V. Nostalgia for the Pastoral Setting as a Paradise Lost

  • Examples: Thomas Hardy’s Tess of the D’Urbervilles, Matthew Arnold's In Harmony with Nature, and Hopkins' works on the sacredness of nature.

VI. Industrial Revolution, Scientific Discoveries, and Access to Technology

  • Victorian writers were worried and depicted the miserable consequences of a new era or prophetic triumphs of the future.
  • Immediate gloomy realities of technology are described by Dickens.
  • Science fictional perspectives of a dark technological future are represented by Louis Stevenson (The Strange Case of Dr. Jekyll and Mr. Hyde), and George Herbert Wells (The Time Machine, The Invisible Man, The War of the Worlds).

VII. Ironical Attitude to Victorian Self-Confidence and Authority

  • Examples: Oscar Wilde’s Importance of Being Earnest, Bernard Shaw’s plays.

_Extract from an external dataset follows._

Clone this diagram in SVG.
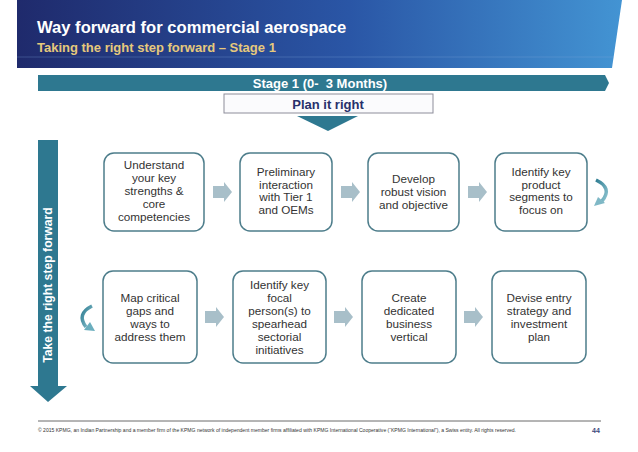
<svg xmlns="http://www.w3.org/2000/svg" xmlns:xlink="http://www.w3.org/1999/xlink" width="638" height="452" viewBox="0 0 638 452">
<defs>
<linearGradient id="hdr" x1="0" y1="0" x2="1" y2="0">
<stop offset="0" stop-color="#1f2a6c"/>
<stop offset="0.55" stop-color="#2a56a6"/>
<stop offset="1" stop-color="#4394d3"/>
</linearGradient>
<linearGradient id="curl" x1="0" y1="0" x2="1" y2="1">
<stop offset="0" stop-color="#2f7d92"/>
<stop offset="1" stop-color="#8cc3cf"/>
</linearGradient>
<path id="blk" d="M0,-6 H11 V-10 L19,0 L11,10 V6 H0 Z"/>
</defs>
<style>
.box{fill:#fff;stroke:#4d7d8b;stroke-width:1.5}
.bt{font-family:"Liberation Sans",Arial,sans-serif;font-size:11.7px;fill:#333;text-anchor:middle}
.blk{fill:#a8bfc9}
.teal{fill:#2e7890}
</style>
<rect width="638" height="452" fill="#fff"/>
<g id="header">
<polygon points="17,0 622,0 612,68 17,68" fill="url(#hdr)"/>
<line x1="17" y1="57" x2="613" y2="57" stroke="#7fa8dc" stroke-width="0.6" opacity="0.5"/>
<text x="37" y="33" font-family="Liberation Sans,Arial,sans-serif" font-size="16.6" font-weight="bold" fill="#fff">Way forward for commercial aerospace</text>
<text x="37" y="52" font-family="Liberation Sans,Arial,sans-serif" font-size="13" font-weight="bold" fill="#e6c97c">Taking the right step forward – Stage 1</text>
</g>
<g id="stage">
<polygon class="teal" points="38,75 605,75 609,83 605,91 38,91"/>
<text x="320" y="88" font-family="Liberation Sans,Arial,sans-serif" font-size="13" font-weight="bold" fill="#fff" text-anchor="middle" xml:space="preserve">Stage 1 (0-  3 Months)</text>
</g>
<g id="plan">
<rect x="224" y="94" width="209" height="19" fill="#fbfbfd" stroke="#8d8d9a" stroke-width="1"/>
<text x="328" y="109" font-family="Liberation Sans,Arial,sans-serif" font-size="13" font-weight="bold" fill="#27306b" text-anchor="middle">Plan it right</text>
<polygon class="teal" points="297,116 358,116 328,131"/>
</g>
<g id="side-arrow">
<polygon class="teal" points="38,140 58,140 58,386 67,386 48,402 30,386 38,386"/>
<text transform="translate(52,285) rotate(-90)" font-family="Liberation Sans,Arial,sans-serif" font-size="12.2" font-weight="bold" fill="#fff" text-anchor="middle">Take the right step forward</text>
</g>
<g id="connectors">
<use xlink:href="#blk" class="blk" x="213" y="192"/>
<use xlink:href="#blk" class="blk" x="341" y="192"/>
<use xlink:href="#blk" class="blk" x="468" y="192"/>
<use xlink:href="#blk" class="blk" x="205" y="317"/>
<use xlink:href="#blk" class="blk" x="334" y="317"/>
<use xlink:href="#blk" class="blk" x="464" y="317"/>
<path d="M596,180 Q613,188 602,201" fill="none" stroke="url(#curl)" stroke-width="3.5"/>
<polygon points="594,206 598,197 605,203" fill="#7fb8c6"/>
<path d="M92,306 Q76,314 86,327" fill="none" stroke="url(#curl)" stroke-width="3.5"/>
<polygon points="95,331 84,330 90,322" fill="#6aaebe"/>
</g>
<g id="n1">
<rect class="box" x="104" y="153" width="100" height="78" rx="10"/>
<text class="bt"><tspan x="154" y="169">Understand</tspan><tspan x="154" y="182">your key</tspan><tspan x="154" y="195">strengths &amp;</tspan><tspan x="154" y="208">core</tspan><tspan x="154" y="221">competencies</tspan></text>
</g>
<g id="n2">
<rect class="box" x="240" y="153" width="92" height="78" rx="10"/>
<text class="bt"><tspan x="286" y="176">Preliminary</tspan><tspan x="286" y="189">interaction</tspan><tspan x="286" y="201">with Tier 1</tspan><tspan x="286" y="214">and OEMs</tspan></text>
</g>
<g id="n3">
<rect class="box" x="368" y="153" width="91" height="78" rx="10"/>
<text class="bt"><tspan x="413.5" y="183">Develop</tspan><tspan x="413.5" y="196">robust vision</tspan><tspan x="413.5" y="209">and objective</tspan></text>
</g>
<g id="n4">
<rect class="box" x="495" y="153" width="92" height="78" rx="10"/>
<text class="bt"><tspan x="541" y="176">Identify key</tspan><tspan x="541" y="189">product</tspan><tspan x="541" y="201">segments to</tspan><tspan x="541" y="214">focus on</tspan></text>
</g>
<g id="n5">
<rect class="box" x="103" y="271" width="94" height="92" rx="10"/>
<text class="bt"><tspan x="150" y="302">Map critical</tspan><tspan x="150" y="315">gaps and</tspan><tspan x="150" y="328">ways to</tspan><tspan x="150" y="341">address them</tspan></text>
</g>
<g id="n6">
<rect class="box" x="233" y="271" width="93" height="92" rx="10"/>
<text class="bt"><tspan x="279.5" y="289">Identify key</tspan><tspan x="279.5" y="302">focal</tspan><tspan x="279.5" y="315">person(s) to</tspan><tspan x="279.5" y="328">spearhead</tspan><tspan x="279.5" y="341">sectorial</tspan><tspan x="279.5" y="354">initiatives</tspan></text>
</g>
<g id="n7">
<rect class="box" x="362" y="271" width="94" height="92" rx="10"/>
<text class="bt"><tspan x="409" y="302">Create</tspan><tspan x="409" y="315">dedicated</tspan><tspan x="409" y="328">business</tspan><tspan x="409" y="341">vertical</tspan></text>
</g>
<g id="n8">
<rect class="box" x="492" y="271" width="94" height="92" rx="10"/>
<text class="bt"><tspan x="539" y="302">Devise entry</tspan><tspan x="539" y="315">strategy and</tspan><tspan x="539" y="328">investment</tspan><tspan x="539" y="341">plan</tspan></text>
</g>
<g id="footer">
<line x1="38" y1="421" x2="601" y2="421" stroke="#444" stroke-width="0.8"/>
<text x="38" y="432" font-family="Liberation Sans,Arial,sans-serif" font-size="4.8" fill="#333" textLength="478" lengthAdjust="spacingAndGlyphs">© 2015 KPMG, an Indian Partnership and a member firm of the KPMG network of independent member firms affiliated with KPMG International Cooperative (“KPMG International”), a Swiss entity. All rights reserved.</text>
<text x="592" y="433" font-family="Liberation Sans,Arial,sans-serif" font-size="7" font-weight="bold" fill="#3b4a7c">44</text>
</g>
</svg>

VIII. Neo-Classical and Romantic Features

  • Neo-classical:
    • Stress on reason and duty.
    • Society seen as a perfectible mechanism.
    • The individual is responsible for their part in society.
    • Picaresque structure of the novel (Great Expectations, Jane Eyre).
  • Romantic:
    • The past revisited (Medieval and Renaissance themes).
    • Stress on the irrational and on feeling.
    • Presence of outsiders: outcasts, children, handicapped, eccentrics, thieves, criminals, convicts (Dickens).
    • Society seen as corrupted and the source of all evil.
    • Focus upon the individual as a unique being.